● Do this
Do not include the pictures; repeat the rest of the data exactly.

● Information provided

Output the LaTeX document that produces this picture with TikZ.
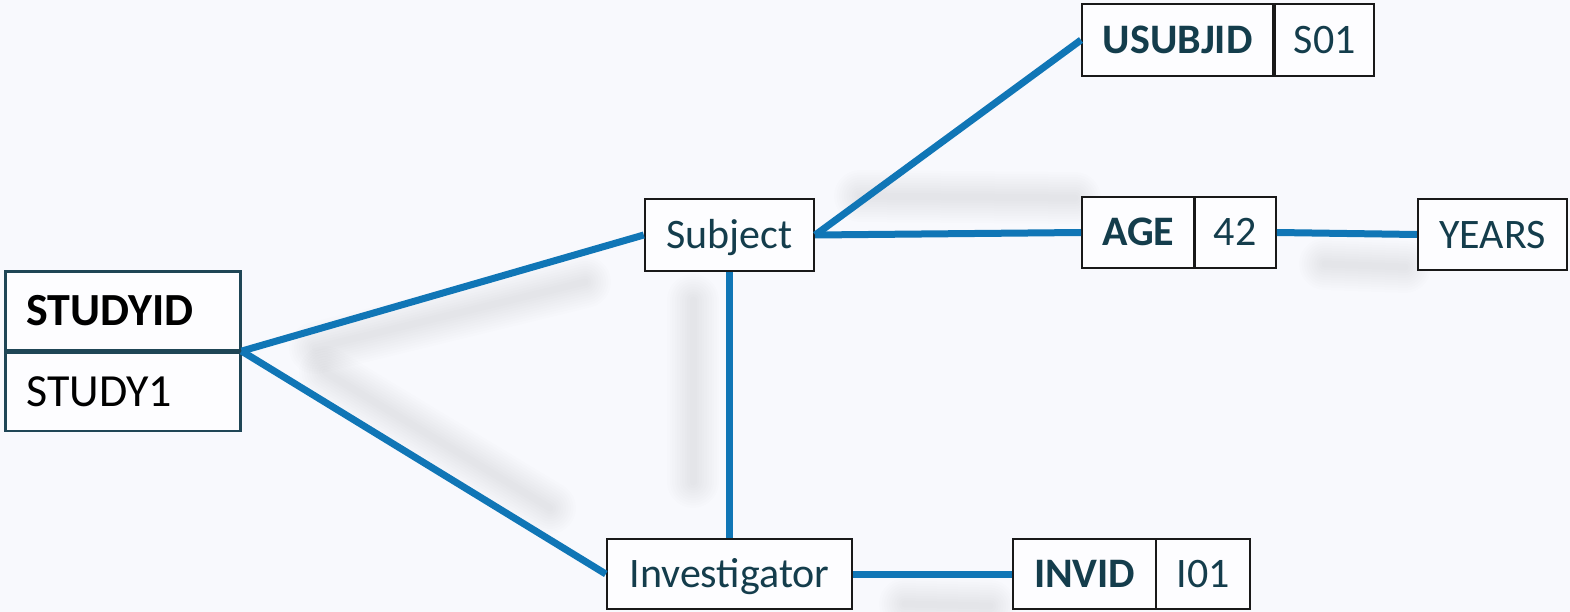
\documentclass[tikz,border=0pt]{standalone}
\usepackage{fontspec}
\setmainfont{Carlito}
\definecolor{bg}{RGB}{248,249,253}
\definecolor{boxfill}{RGB}{253,253,255}
\definecolor{tealtext}{RGB}{20,61,76}
\definecolor{tealborder}{RGB}{31,70,86}
\definecolor{linkblue}{RGB}{16,118,182}
\tikzset{
  box/.style={draw=black!90, line width=2.4pt, fill=boxfill, text=tealtext, inner sep=0pt,
    font=\fontsize{42}{42}\selectfont, text height=27pt, text depth=0pt},
  keybox/.style={box, font=\bfseries\fontsize{42}{42}\selectfont},
  sidbox/.style={draw=tealborder, line width=2.6pt, fill=boxfill, text=black, inner xsep=21pt, inner ysep=0pt,
    text width=193pt, align=left, minimum height=78.5pt, text height=29.5pt, text depth=0pt,
    font=\fontsize{46}{46}\selectfont},
  link/.style={draw=linkblue, line width=7pt},
}
\newcommand\softshade[1]{%
  \foreach \w in {52,47,42,37,32,27,22,17,12,7}{%
    \draw[line width=\w pt, black, opacity=0.0085, line cap=round] #1;}}
\begin{document}
\begin{tikzpicture}[x=1pt,y=-1pt]
\fill[bg] (0,0) rectangle (1570,612);
\useasboundingbox (0,0) rectangle (1570,612);
% soft shadows
\softshade{(693,300) -- (693,482)}
\softshade{(860,196) -- (1075,198)}
\softshade{(315,348) -- (585,282)}
\softshade{(325,372) -- (550,508)}
\softshade{(1325,264) -- (1405,267)}
\softshade{(905,604) -- (990,606)}
% nodes
\node[sidbox, font=\bfseries\fontsize{46}{46}\selectfont, anchor=north west] (sid) at (4,270) {STUDYID};
\node[sidbox, anchor=north west] (sidval) at (sid.south west) {STUDY1};
\node[box, minimum width=169pt, minimum height=72pt] (subj) at (729.5,235) {Subject};
\node[box, minimum width=245pt, minimum height=70pt] (inv) at (729.5,574) {Investigator};
\node[keybox, minimum width=191pt, minimum height=72pt, anchor=west] (usubj) at (1081,40) {USUBJID};
\node[box, minimum width=99pt, minimum height=72pt, anchor=west] (s01) at (1274,40) {S01};
\node[keybox, minimum width=112pt, minimum height=71pt, anchor=west] (age) at (1081,232.5) {AGE};
\node[box, minimum width=81pt, minimum height=71pt, anchor=west] (v42) at (1193.5,232.5) {42};
\node[box, minimum width=149pt, minimum height=71pt] (years) at (1492.5,234.5) {YEARS};
\node[keybox, minimum width=143pt, minimum height=70pt, anchor=west] (invid) at (1012,574) {INVID};
\node[box, minimum width=94pt, minimum height=70pt, anchor=west] (i01) at (1155,574) {I01};
% connectors
\draw[link] (sid.south east) -- (subj.west);
\draw[link] (sid.south east) -- (inv.west);
\draw[link] (subj.east) -- (usubj.west);
\draw[link] (subj.east) -- (age.west);
\draw[link] (v42.east) -- (years.west);
\draw[link] (subj.south) -- (inv.north);
\draw[link] (inv.east) -- (invid.west);
\end{tikzpicture}
\end{document}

● Completed task
Output the LaTeX document that produces this picture with TikZ.
\documentclass[tikz,border=0pt]{standalone}
\usepackage{fontspec}
\setmainfont{Carlito}
\definecolor{bg}{RGB}{248,249,253}
\definecolor{boxfill}{RGB}{253,253,255}
\definecolor{tealtext}{RGB}{20,61,76}
\definecolor{tealborder}{RGB}{31,70,86}
\definecolor{linkblue}{RGB}{16,118,182}
\tikzset{
  box/.style={draw=black!90, line width=2.4pt, fill=boxfill, text=tealtext, inner sep=0pt,
    font=\fontsize{42}{42}\selectfont, text height=27pt, text depth=0pt},
  keybox/.style={box, font=\bfseries\fontsize{42}{42}\selectfont},
  sidbox/.style={draw=tealborder, line width=2.6pt, fill=boxfill, text=black, inner xsep=21pt, inner ysep=0pt,
    text width=193pt, align=left, minimum height=78.5pt, text height=29.5pt, text depth=0pt,
    font=\fontsize{46}{46}\selectfont},
  link/.style={draw=linkblue, line width=7pt},
}
\newcommand\softshade[1]{%
  \foreach \w in {52,47,42,37,32,27,22,17,12,7}{%
    \draw[line width=\w pt, black, opacity=0.0085, line cap=round] #1;}}
\begin{document}
\begin{tikzpicture}[x=1pt,y=-1pt]
\fill[bg] (0,0) rectangle (1570,612);
\useasboundingbox (0,0) rectangle (1570,612);
% soft shadows
\softshade{(693,300) -- (693,482)}
\softshade{(860,196) -- (1075,198)}
\softshade{(315,348) -- (585,282)}
\softshade{(325,372) -- (550,508)}
\softshade{(1325,264) -- (1405,267)}
\softshade{(905,604) -- (990,606)}
% nodes
\node[sidbox, font=\bfseries\fontsize{46}{46}\selectfont, anchor=north west] (sid) at (4,270) {STUDYID};
\node[sidbox, anchor=north west] (sidval) at (sid.south west) {STUDY1};
\node[box, minimum width=169pt, minimum height=72pt] (subj) at (729.5,235) {Subject};
\node[box, minimum width=245pt, minimum height=70pt] (inv) at (729.5,574) {Investigator};
\node[keybox, minimum width=191pt, minimum height=72pt, anchor=west] (usubj) at (1081,40) {USUBJID};
\node[box, minimum width=99pt, minimum height=72pt, anchor=west] (s01) at (1274,40) {S01};
\node[keybox, minimum width=112pt, minimum height=71pt, anchor=west] (age) at (1081,232.5) {AGE};
\node[box, minimum width=81pt, minimum height=71pt, anchor=west] (v42) at (1193.5,232.5) {42};
\node[box, minimum width=149pt, minimum height=71pt] (years) at (1492.5,234.5) {YEARS};
\node[keybox, minimum width=143pt, minimum height=70pt, anchor=west] (invid) at (1012,574) {INVID};
\node[box, minimum width=94pt, minimum height=70pt, anchor=west] (i01) at (1155,574) {I01};
% connectors
\draw[link] (sid.south east) -- (subj.west);
\draw[link] (sid.south east) -- (inv.west);
\draw[link] (subj.east) -- (usubj.west);
\draw[link] (subj.east) -- (age.west);
\draw[link] (v42.east) -- (years.west);
\draw[link] (subj.south) -- (inv.north);
\draw[link] (inv.east) -- (invid.west);
\end{tikzpicture}
\end{document}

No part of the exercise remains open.